Mechanics of Hierarchical Architecture


Mechanics of Nano-Architected Materials

Personnel: Carlos Portela (Ph.D. student in Mechanical Engineering) and Widi Moestopo (Ph.D. student in Mechanical Engineering)

Mechanics of Nano-Architected Materials

Micro- and nanolattices represent an emerging class of structural metamaterials that possess unique combinations of properties like ultralight weight, energy absorption, damage tolerance, enhanced deformability, metafluidic behavior, extremely low dielectric constants, and negative thermal expansion coefficients to name a few. Incorporating three-dimensional (3D) architecture into materials design across multiple length scales has led to the creation of advanced materials with novel mechanical properties, such as ultralight weight, negative Poisson’s ratios, enhanced heat capacity, and near infinite bulk-to-shear modulus ratios. Despite many proof-of-concept demonstrations, very few guiding principles exist for designing architectures that efficiently integrate structural and microstructural deformation mechanisms. Understanding the complex interplay between constituent materials and architecture is crucial to creating and optimizing new materials with tunable properties. As the characteristic features of architected materials are reduced to microscale, a question arises whether they are better described as discrete structures or continuum-like materials – especially in the context of flaw sensitivity and failure.

Using novel 3D patterning fabrication and a combination of experiments, finite element analysis, and theory, we are developing new principles that describe and quantify the mechanics of lattice architectures because classical theories are insufficient to capture and predict the full range of their mechanical properties. We are bridging the gap between in-situ mechanical experiments and computationally efficient models, with the objective of developing scaling laws that can better predict the mechanical behavior of the nano-architected materials that are currently being manufactured.


Microstructural Complexity of Biomaterials and Bio-Mimicking: Human Bone and Diatoms

Personnel: Ottman Tertuliano (Ph.D. student in Materials Science) and Dr. Alessandro Maggi (Ph.D. student in Medical Engineering, just defended)

Human bone is a sophisticated, hierarchically arranged composite that has intrigued scientists for a long time. Part of the reason why it has been challenging to fully understand the structure and properties of bone is because of its multi-scale nature: components range in size from some nanometers to microns to millimeters and centimeters. Isolating a particular feature has been very challenging. We use the Focused Ion Beam (FIB), nanoindenters, and transmission electron microscopy (TEM) to excise micron-sized site-specific sections of human bone to characterize its microstructure and to conduct in-situ nanomechanical experiments on these tiny bone samples to determine their strength, failure, and fracture toughness.

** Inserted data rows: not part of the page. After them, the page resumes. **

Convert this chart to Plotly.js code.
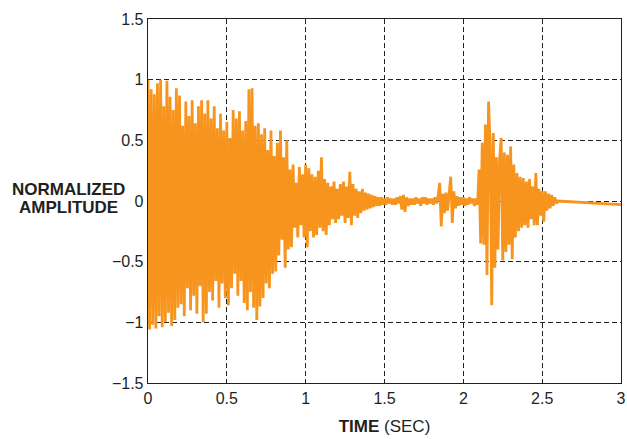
<!DOCTYPE html>
<html>
<head>
<meta charset="utf-8">
<script src="https://cdn.plot.ly/plotly-3.0.1.min.js"></script>
<style>html,body{margin:0;padding:0;background:#fff;}#chart{width:627px;height:439px;}</style>
</head>
<body>
<div id="chart"></div>
<script>
// Sampled waveform: one value every sampleStep seconds, starting at sampleStart
const sampleStart = 0;
const sampleStep = 0.01;
const amplitude = [
  1.0, -1.06, 0.92, -1.02, 0.88, -1.05, 0.97, -0.95, 1.0, -1.04,
  0.78, -1.0, 0.99, -0.92, 0.86, -1.03, 0.75, -0.98, 0.93, -0.88,
  0.87, -0.85, 0.62, -0.95, 0.82, -0.72, 0.70, -0.9, 0.83, -0.78,
  0.64, -0.93, 0.78, -0.7, 0.83, -1.0, 0.72, -0.93, 0.83, -0.75,
  0.68, -0.82, 0.78, -0.66, 0.6, -0.88, 0.72, -0.68, 0.58, -0.8,
  0.65, -0.86, 0.52, -0.72, 0.75, -0.6, 0.68, -0.78, 0.74, -0.66,
  0.58, -0.84, 0.66, -0.9, 0.92, -0.75, 0.93, -0.88, 0.62, -0.98,
  0.64, -0.87, 0.55, -0.8, 0.6, -0.68, 0.42, -0.72, 0.58, -0.6,
  0.37, -0.58, 0.48, -0.45, 0.58, -0.32, 0.36, -0.55, 0.5, -0.4,
  0.26, -0.38, 0.3, -0.22, 0.15, -0.3, 0.28, -0.2, 0.22, -0.3,
  0.3, -0.38, 0.27, -0.25, 0.22, -0.3, 0.2, -0.28, 0.25, -0.22,
  0.36, -0.25, 0.18, -0.28, 0.15, -0.2, 0.12, -0.15, 0.16, -0.18,
  0.1, -0.15, 0.14, -0.12, 0.16, -0.18, 0.12, -0.14, 0.24, -0.2,
  0.14, -0.12, 0.1, -0.14, 0.08, -0.1, 0.1, -0.08, 0.07, -0.07,
  0.06, -0.06, 0.05, -0.05, 0.04, -0.04, 0.03, -0.04, 0.03, -0.03,
  0.02, -0.03, 0.03, -0.02, 0.02, -0.03, 0.02, -0.03, 0.03, -0.02,
  0.04, -0.07, 0.05, -0.09, 0.03, -0.04, 0.02, -0.03, 0.02, -0.03,
  0.03, -0.02, 0.02, -0.04, 0.03, -0.02, 0.03, -0.03, 0.02, -0.02,
  0.02, -0.03, 0.03, -0.02, 0.04, 0.15, -0.21, 0.06, -0.1, 0.07,
  -0.08, 0.05, 0.2, -0.18, 0.08, -0.06, 0.04, -0.04, 0.03, -0.03,
  0.03, -0.04, 0.02, -0.03, 0.03, -0.02, 0.02, -0.04, 0.02, -0.03,
  0.26, -0.35, 0.48, -0.36, 0.63, -0.61, 0.82, 0.45, -0.86, 0.56,
  -0.55, 0.36, -0.4, 0.34, 0.52, -0.49, 0.4, -0.42, 0.38, -0.36,
  0.45, -0.48, 0.3, -0.3, 0.23, -0.25, 0.2, -0.22, 0.19, -0.2,
  0.16, -0.22, 0.18, -0.15, 0.12, -0.2, 0.23, -0.2, 0.1, -0.12,
  0.08, -0.17, 0.08, -0.08, 0.06, -0.06, 0.05, -0.04, 0.03, -0.02,
  0.0
];
// Flat decay tail after the last event
const tailTime = [3.0];
const tailAmplitude = [-0.03];

const xTicks = [0, 0.5, 1, 1.5, 2, 2.5, 3];
const xTickText = ['0', '0.5', '1', '1.5', '2', '2.5', '3'];
const yTicks = [-1.5, -1, -0.5, 0, 0.5, 1, 1.5];
const yTickText = ['\u22121.5', '\u22121', '\u22120.5', '0', '0.5', '1', '1.5'];

const xs = amplitude.map((v, i) => +(sampleStart + i * sampleStep).toFixed(4)).concat(tailTime);
const ys = amplitude.concat(tailAmplitude);

const font = 'Liberation Sans, Arial, Helvetica, sans-serif';
const ink = '#231f20';

const trace = {
  x: xs, y: ys, type: 'scatter', mode: 'lines',
  line: {color: 'rgb(247,148,29)', width: 2.8},
  hoverinfo: 'skip'
};

const axisCommon = {
  showline: true, linecolor: ink, linewidth: 1.3, mirror: true,
  showgrid: true, gridcolor: '#222', gridwidth: 1, griddash: '5px,3px',
  zeroline: false, ticks: '', fixedrange: true,
  tickfont: {family: font, size: 16, color: ink}
};

const layout = {
  width: 627, height: 439,
  margin: {l: 147.5, r: 5.5, t: 19, b: 56},
  paper_bgcolor: '#fff', plot_bgcolor: '#fff',
  showlegend: false,
  xaxis: Object.assign({}, axisCommon, {
    range: [0, 3], tickvals: xTicks, ticktext: xTickText,
    title: {text: '<b>TIME</b> (SEC)', font: {family: font, size: 17, color: ink}, standoff: 14}
  }),
  yaxis: Object.assign({}, axisCommon, {
    range: [-1.5, 1.5], tickvals: yTicks, ticktext: yTickText
  }),
  annotations: [
    {text: '<b>NORMALIZED</b>', xref: 'paper', yref: 'paper', x: -0.168, y: 0.532,
     xanchor: 'center', yanchor: 'middle', showarrow: false,
     font: {family: font, size: 17, color: ink}},
    {text: '<b>AMPLITUDE</b>', xref: 'paper', yref: 'paper', x: -0.168, y: 0.483,
     xanchor: 'center', yanchor: 'middle', showarrow: false,
     font: {family: font, size: 17, color: ink}}
  ]
};

Plotly.newPlot('chart', [trace], layout, {displayModeBar: false, staticPlot: true});
</script>
</body>
</html>
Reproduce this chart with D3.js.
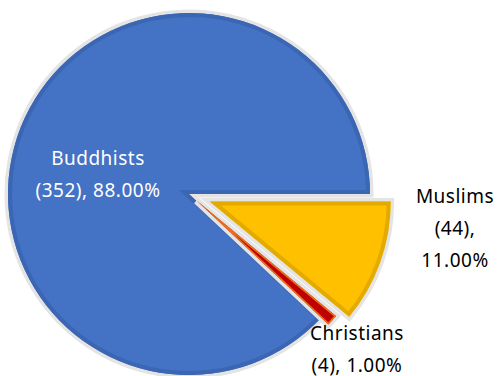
<!DOCTYPE html>
<html><head><meta charset="utf-8">
<script src="https://cdn.jsdelivr.net/npm/d3@7"></script>
<style>body{margin:0;background:#fff}svg{display:block}</style></head>
<body>
<svg id="chart" width="497" height="376"></svg>
<script>
const categories = ["Muslims", "Christians", "Buddhists"];
const counts = [44, 4, 352];
const percents = ["11.00%", "1.00%", "88.00%"];
const fillColors = ["#FFC000", "#C00000", "#4472C4"];
const edgeColors = ["#E3AA00", "#E8731C", "#3B66B3"];

// layout
const cx = 189, cy = 194, R = 181;
const explode = [22, 10, 0];
const edgeWidth = [8, 3, 8];
const svg = d3.select("#chart");
const pie = d3.pie().sort(null).value(d => d.v)
  .startAngle(Math.PI / 2).endAngle(Math.PI / 2 + 2 * Math.PI);
const data = categories.map((c, i) => ({ c, v: counts[i], p: percents[i], i }));
const arcs = pie(data);
const arc = d3.arc().innerRadius(0).outerRadius(R);

const root = svg.append("g").attr("transform", `translate(${cx},${cy})`);
const defs = svg.append("defs");

const order = [2, 1, 0];
order.forEach(k => {
  const a = arcs[k];
  const mid = (a.startAngle + a.endAngle) / 2;
  const ox = Math.sin(mid) * explode[k], oy = -Math.cos(mid) * explode[k];
  const g = root.append("g").attr("transform", `translate(${ox},${oy})`);
  const path = arc(a);
  defs.append("clipPath").attr("id", "clip" + k).append("path")
    .attr("d", path).attr("transform", `translate(${cx + ox},${cy + oy})`);
  g.append("path").attr("d", path)
    .attr("fill", "#fff").attr("stroke", "#E4E4E4")
    .attr("stroke-width", 7).attr("stroke-linejoin", "miter");
  g.append("path").attr("d", path)
    .attr("fill", fillColors[k]);
  g.append("g").attr("clip-path", `url(#clip${k})`)
    .attr("transform", `translate(${-cx - ox},${-cy - oy})`)
    .append("path").attr("d", path)
    .attr("transform", `translate(${cx + ox},${cy + oy})`)
    .attr("fill", "none").attr("stroke", edgeColors[k]).attr("stroke-width", edgeWidth[k]);
});

// labels
const labelLines = [
  [categories[0], `(${counts[0]}),`, percents[0]],
  [categories[1], `(${counts[1]}), ${percents[1]}`],
  [categories[2], `(${counts[2]}), ${percents[2]}`]
];
const labelAnchor = [[455, 203], [357, 340], [98, 165]];
const labelColor = ["#000", "#000", "#fff"];
labelLines.forEach((lines, k) => {
  const t = svg.append("text")
    .attr("text-anchor", "middle")
    .attr("font-family", "'Noto Sans', sans-serif")
    .attr("font-size", 19)
    .attr("letter-spacing", 0.5)
    .attr("fill", labelColor[k]);
  lines.forEach((s, j) => {
    t.append("tspan").attr("x", labelAnchor[k][0])
      .attr("y", labelAnchor[k][1] + j * 32).text(s);
  });
});
</script>
</body></html>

In addition to studying human bone, our group is investigating the role of scaffolds for bone cell proliferation and tissue formation. The precise mechanisms that lead to orthopedic implant failure are not well understood; it is believed that the micromechanical environment at the bone-implant interface regulates structural stability of an implant. We are interested in understanding how the 3D mechanical environment of an implant affects bone formation during early osteointegration. We design and fabricate three-dimensional (3D) rigid polymer scaffolds with architectures whose strut dimensions and geometries are on the same order as osteoblasts’ focal adhesions and pore sizes on the order of cell size coated with biocompatible materials and assess the cells’ viability and proliferation as a function of structural stiffness and design parameters.

SEM images of frustules
SEM images of (a) one half of Coscinodiscus sp. frustule on a Si substrate. (b) a zoomed-in view of the square region depicted in (a) showing the cross-section of the frustule and the double-wall structure

Our group is also interested in bio-mimicking natural hard biomaterials because they are exceptionally resilient. We have been particularly interested in understanding the mechanical response of natural marine diatoms, as well as in fabricating life-sized synthetic replicas of diatom coscinodiscus sp frustules out of cyclohexyl polyhedral oligomeric silsesquioxanes (POSS). We demonstrate that these synthetic structures have biosilica-like amorphous atomic-level microstructure and mechanical attributes similar to those of a natural diatom. We conduct In-situ beam bending and fracture experiments on micron-sized excised sections of natural and synthetic diatoms and demonstrate that their mechanical properties are indistinguishable. The demonstrated ability to fabricate a synthetic hard biomaterial that is virtually indistinguishable from its natural counterpart while capturing its complex architecture, microstructure, and mechanical properties provides a powerful platform for investigating the specific role of each geometrical feature at every relevant length scale in the often sophisticated, multi-scale hierarchical construct of hard biomaterials and provides a robust pathway for property optimization.